Even for me, a foreigner here (and by no means a regular sports nut), resisting the pull of baseball has been futile. The rules may still be a bit fuzzy and some of the rituals mysterious. But there is nothing as touching in America as a ballgame under floodlights, the players in their old-fashioned outfits and the pitcher's leg rising as the ball begins its journey from mound to plate.

And now the romance is all gone. Thirty-five days ago, when this season was shaping up to be one of the most scintillating on record, a players' strike over pay forced the ballparks to close. People muttered about the whole season being lost and perhaps next year's, too, but you did not believe it. Nobody could be that crass. This was the 'national pastime'.

But as the strike wore on and negotiations between owners and players went nowhere, reality set in. On Wednesday, the owners declared the season officially scrubbed. Baseball is no longer about cheers on the terraces, about trading players' cards in the school yard or even about queueing at the franchises for Budweiser and chilly dogs. It is a mega-buck entertainment industry, where soul has given way to ego and greed.

It is, after all, an odd kind of set- up where a professional sport is at the mercy of 28 people (27 men and one woman) - the owners of the major leagues' teams. Because of a strange anomaly whereby the sport is exempt from all usual US anti-trust regulation, it is for this group to call the shots. They alone decide who may join their leagues, and sell the precious franchises for multi-millions. Now negotiations with the players are deadlocked, the owners are threatening to impose the pay structures that the players have so furiously fought.

The owners' position is straightforward. Rather than allow salaries to balloon, as they have been doing for years, they want to impose a cap on pay. They say that 19 of the 28 teams are losing money and action has to be taken.

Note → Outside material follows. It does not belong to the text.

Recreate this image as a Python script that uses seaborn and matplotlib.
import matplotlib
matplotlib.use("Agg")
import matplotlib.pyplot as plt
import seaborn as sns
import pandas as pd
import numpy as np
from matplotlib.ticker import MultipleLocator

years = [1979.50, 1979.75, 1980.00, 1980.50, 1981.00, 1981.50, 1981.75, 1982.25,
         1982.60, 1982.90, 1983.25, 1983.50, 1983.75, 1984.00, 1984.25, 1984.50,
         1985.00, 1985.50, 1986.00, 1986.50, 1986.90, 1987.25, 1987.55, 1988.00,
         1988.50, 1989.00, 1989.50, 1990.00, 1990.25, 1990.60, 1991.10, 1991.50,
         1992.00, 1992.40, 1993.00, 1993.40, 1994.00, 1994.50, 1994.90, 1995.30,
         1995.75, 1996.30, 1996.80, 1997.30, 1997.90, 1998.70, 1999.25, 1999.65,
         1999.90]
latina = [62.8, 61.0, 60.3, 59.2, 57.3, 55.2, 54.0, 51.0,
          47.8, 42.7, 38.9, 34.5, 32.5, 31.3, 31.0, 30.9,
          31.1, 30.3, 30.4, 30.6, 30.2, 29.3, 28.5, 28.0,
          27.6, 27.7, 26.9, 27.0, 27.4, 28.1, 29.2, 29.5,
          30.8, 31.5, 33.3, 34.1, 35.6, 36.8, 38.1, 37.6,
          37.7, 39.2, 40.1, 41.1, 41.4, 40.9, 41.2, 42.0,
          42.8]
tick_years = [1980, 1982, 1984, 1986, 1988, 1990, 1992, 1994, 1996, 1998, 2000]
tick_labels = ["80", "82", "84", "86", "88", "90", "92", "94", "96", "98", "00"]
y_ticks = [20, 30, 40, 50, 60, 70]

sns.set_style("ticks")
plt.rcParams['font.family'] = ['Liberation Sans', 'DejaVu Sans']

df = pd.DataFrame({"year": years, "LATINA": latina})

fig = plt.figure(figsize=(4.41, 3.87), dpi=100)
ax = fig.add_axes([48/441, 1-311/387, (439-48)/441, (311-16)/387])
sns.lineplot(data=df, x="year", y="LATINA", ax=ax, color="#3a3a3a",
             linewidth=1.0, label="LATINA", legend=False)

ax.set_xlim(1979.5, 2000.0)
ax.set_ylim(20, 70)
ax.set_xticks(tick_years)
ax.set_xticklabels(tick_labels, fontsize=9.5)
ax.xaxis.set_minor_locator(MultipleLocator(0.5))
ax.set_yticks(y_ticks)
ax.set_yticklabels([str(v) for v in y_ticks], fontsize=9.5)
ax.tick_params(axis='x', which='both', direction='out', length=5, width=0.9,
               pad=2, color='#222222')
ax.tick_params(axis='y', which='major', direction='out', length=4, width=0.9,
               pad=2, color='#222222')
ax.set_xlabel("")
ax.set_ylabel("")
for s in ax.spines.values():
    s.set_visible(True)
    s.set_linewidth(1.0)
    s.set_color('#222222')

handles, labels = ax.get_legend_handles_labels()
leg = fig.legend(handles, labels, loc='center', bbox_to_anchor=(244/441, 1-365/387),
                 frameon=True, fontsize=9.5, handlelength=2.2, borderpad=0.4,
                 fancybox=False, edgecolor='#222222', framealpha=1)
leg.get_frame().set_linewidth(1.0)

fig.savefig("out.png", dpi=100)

The players are screaming. But here's the other oddity about this dispute: the average annual player's salary stands at dollars 1.2m.

No wonder the fans are disgusted with both sides. Many are declaring 'a plague on both your houses' and vowing to kick the baseball habit for good. Take John Schwartz, a sales executive from the Bronx: 'I can say that the last baseball game I ever attended was Phil Rizzuto night at Yankee Stadium a couple of days before the strike. I'm not going to be a part of the baseball picture any more.' Countless others are making the same pledge.

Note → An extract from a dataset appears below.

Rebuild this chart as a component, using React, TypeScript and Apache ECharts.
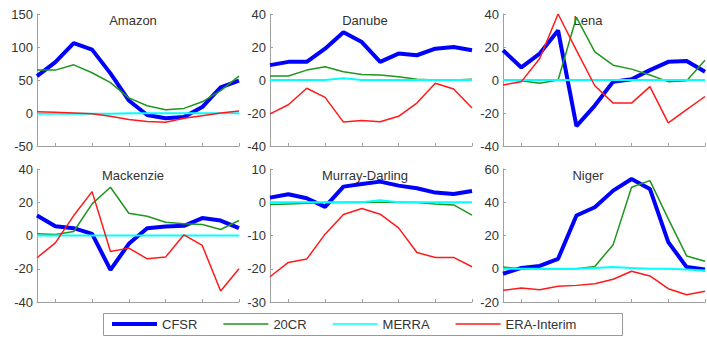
import React, { useEffect, useRef } from 'react';
import * as echarts from 'echarts';

const months = ['1', '2', '3', '4', '5', '6', '7', '8', '9', '10', '11', '12'];
const seriesNames = ['CFSR', '20CR', 'MERRA', 'ERA-Interim'];
const seriesColors = ['#0000ff', '#1e961e', '#00ffff', '#ff1a1a'];
const seriesWidths = [4, 1.5, 2, 1.5];

const basinNames = ['Amazon', 'Danube', 'Lena', 'Mackenzie', 'Murray-Darling', 'Niger'];
const yMins = [-50, -40, -40, -40, -30, -20];
const yMaxs = [150, 40, 40, 40, 10, 60];
const yIntervals = [50, 20, 20, 20, 10, 20];

const amazonCFSR = [56, 77, 106, 96, 60, 19, -3, -8, -6, 9, 39, 49];
const amazon20CR = [65, 65, 73, 61, 46, 23, 11, 5, 7, 17, 34, 56];
const amazonMERRA = [-1, -1, -1, -1, -1, -0.5, -0.5, -0.5, -0.5, -0.5, -0.5, -0.5];
const amazonERA = [2, 1, 0, -1, -5, -10, -13, -14, -8, -4, 0, 3];

const danubeCFSR = [9, 11, 11, 19, 29, 23, 11, 16, 15, 19, 20, 18];
const danube20CR = [2.4, 2.4, 6, 8, 5, 3.4, 3, 2, 0.5, 0, 0, 0.5];
const danubeMERRA = [0, 0, 0, 0, 1, 0, 0, 0, 0, 0, 0, 0];
const danubeERA = [-20.5, -15, -5, -10.5, -25.5, -24.5, -25.3, -22, -14, -2, -5.5, -17];

const lenaCFSR = [18, 7.6, 16, 30, -28, -15.5, -1, 0.5, 6, 11, 11.5, 5];
const lena20CR = [0, -0.5, -2, 0, 38, 17, 9, 6.6, 3, -1, -0.5, 12];
const lenaMERRA = [0, 0, 0, 0, 0, 0, 0, 0, 0, 0, 0, 0];
const lenaERA = [-3, -1, 13, 40, 18, -3.5, -14, -14, -4, -26, -18, -10];

const mackenzieCFSR = [12, 5.6, 4.4, 1, -20.7, -5, 4.4, 5.4, 5.8, 10.5, 9, 4.4];
const mackenzie20CR = [1, 0.6, 2.4, 19, 29, 13.4, 11.6, 8, 7, 6.6, 3.6, 9];
const mackenzieMERRA = [0, 0, 0, 0, 0, 0, 0, 0, 0, 0, 0, 0];
const mackenzieERA = [-13.4, -4.4, 12, 26.4, -9.6, -7.6, -14, -13, 0.4, -6, -33.4, -20];

const murrayCFSR = [1.4, 2.4, 1.2, -1.4, 4.7, 5.5, 6.2, 5, 4.2, 2.9, 2.5, 3.4];
const murray20CR = [-0.7, -0.5, -0.3, -0.1, -0.1, 0, 0, 0, -0.1, -0.5, -0.8, -3.9];
const murrayMERRA = [0, 0, 0, 0, 0, 0, 0.6, 0, 0, 0, 0, 0];
const murrayERA = [-22.4, -18.1, -17.1, -9.6, -3.7, -1.9, -3.6, -7.7, -15.1, -16.6, -16.6, -19.4];

const nigerCFSR = [-3, 0.5, 1.7, 6, 32, 37, 47, 54, 48, 16, 1, -0.5];
const niger20CR = [1, 0, 0, 0, 0, 1.3, 14.5, 49, 53, 30, 7.7, 4.5];
const nigerMERRA = [0, 0, 0, 0, 0, 0.5, 1, 0.5, 0, 0, -0.5, -1];
const nigerERA = [-13, -11.6, -12.6, -10.5, -10, -9, -6.3, -1.5, -4.3, -12, -15.6, -13.6];

const basinData = [
  [amazonCFSR, amazon20CR, amazonMERRA, amazonERA],
  [danubeCFSR, danube20CR, danubeMERRA, danubeERA],
  [lenaCFSR, lena20CR, lenaMERRA, lenaERA],
  [mackenzieCFSR, mackenzie20CR, mackenzieMERRA, mackenzieERA],
  [murrayCFSR, murray20CR, murrayMERRA, murrayERA],
  [nigerCFSR, niger20CR, nigerMERRA, nigerERA],
];

const FONT = '"Liberation Sans", Arial, sans-serif';
const THICK_ICON = 'path://M0,0M45,14M0,5L45,5L45,9L0,9Z';
const THIN_ICON = 'path://M0,0M45,14M0,6.25L45,6.25L45,7.75L0,7.75Z';

export default function App() {
  const ref = useRef<HTMLDivElement>(null);
  useEffect(() => {
    if (!ref.current) return;
    const chart = echarts.init(ref.current, undefined, { renderer: 'svg' });
    const gridLefts = [37, 270, 503];
    const gridTops = [14, 169];
    const gridHeights = [132, 133];
    const titleX = [133, 365, 588];
    const titleY = [20, 175];
    const axisColor = '#a0a0a0';

    const grids: any[] = [];
    const xAxes: any[] = [];
    const yAxes: any[] = [];
    const series: any[] = [];
    const graphics: any[] = [];

    basinNames.forEach((name, b) => {
      const col = b % 3;
      const row = Math.floor(b / 3);
      grids.push({ left: gridLefts[col], top: gridTops[row], width: 202, height: gridHeights[row], containLabel: false });
      xAxes.push({
        type: 'category',
        gridIndex: b,
        data: months,
        boundaryGap: false,
        axisLine: { onZero: false, lineStyle: { color: axisColor, width: 1 } },
        axisTick: { show: true, inside: true, length: 3, interval: (i: number) => i % 2 === 1, lineStyle: { color: axisColor } },
        axisLabel: { show: false },
        splitLine: { show: false },
      });
      yAxes.push({
        type: 'value',
        gridIndex: b,
        min: yMins[b],
        max: yMaxs[b],
        interval: yIntervals[b],
        axisLine: { show: true, lineStyle: { color: axisColor, width: 1 } },
        axisTick: { show: true, inside: true, length: 3, lineStyle: { color: axisColor } },
        axisLabel: { color: '#333', fontSize: 13, fontFamily: FONT, margin: 4 },
        splitLine: { show: false },
      });
      basinData[b].forEach((vals, d) => {
        series.push({
          type: 'line',
          name: seriesNames[d],
          xAxisIndex: b,
          yAxisIndex: b,
          data: vals,
          symbol: 'none',
          showSymbol: false,
          lineStyle: { color: seriesColors[d], width: seriesWidths[d] },
          itemStyle: { color: seriesColors[d] },
          z: 2 + d,
        });
      });
      graphics.push({
        type: 'text',
        x: titleX[col],
        y: titleY[row],
        z: 1,
        style: { text: name, fill: '#333', font: `13px ${FONT}`, textAlign: 'center', textVerticalAlign: 'middle' },
      });
    });

    graphics.push({
      type: 'rect',
      shape: { x: 103.5, y: 313.5, width: 519, height: 22 },
      style: { fill: '#fff', stroke: '#999', lineWidth: 1 },
      z: 0,
    });

    chart.setOption({
      animation: false,
      backgroundColor: '#fff',
      grid: grids,
      xAxis: xAxes,
      yAxis: yAxes,
      series,
      graphic: graphics,
      legend: {
        data: seriesNames.map((n, i) => ({ name: n, icon: i === 0 ? THICK_ICON : THIN_ICON })),
        left: 112,
        top: 317,
        padding: 0,
        itemGap: 26,
        itemWidth: 45,
        itemHeight: 14,
        textStyle: { color: '#333', fontSize: 13, fontFamily: FONT },
        z: 10,
      },
    });
    return () => chart.dispose();
  }, []);
  return <div ref={ref} style={{ position: 'fixed', left: 0, top: 0, width: 707, height: 337 }} />;
}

There have been strikes before - this is the eighth in about 20 years - but this time there is a sourness to the dispute that has never been felt before. And there is a real possibility that baseball is indeed on the wane.

For one thing, there is the damage being done by the loss of revenues. It has been calculated that for every game cancelled in a city like Baltimore with a major leagues stadium, the economic loss to that community is dollars 1.16m. The owners themselves are reckoned to have forfeited dollars 442m in revenues from the abandonment of the remainder of the season, not counting revenue that would have come from post-season play-offs and the World Series.

All those who feed off the sport - from clothing suppliers to stadium vendors - will feel the loss. 'I'd say it's hurt us by seven to 10 million dollars in post-season business,' says Tom Shine, President of Logo 7, an Indiana athletics clothing supplier. The Baseball Network, an unprecedented joint venture set up by ABC and NBC television to screen this season's play-offs and World Series, will lose dollars 100m.

So fans and business will be drawn to American Football, basketball and ice hockey. Who knows, if its promoters play their cards well in establishing a new professional league next summer on the back of the World Cup enthusiasm, soccer might find a way into American hearts.

To some, what is happening was inevitable. The 'national pastime' label, they argue, became spurious when Americans began watching television for an average of seven hours a day. The spiralling commercial stakes and soaring salaries made it unavoidable that the whole stack of cards would eventually succumb to an almighty clash of egos and bank balances.

And yet the poignancy is hard to ignore. Maybe the baseball of Joe DiMaggio and Babe Ruth did die 20 years ago, but its soul had still not flown. Perhaps on Wednesday, when the owners declared the 1994 season abandoned, it finally went: one last corner of gut America overcome by the ordinary, unadmirable, all-American drive for money and advantage.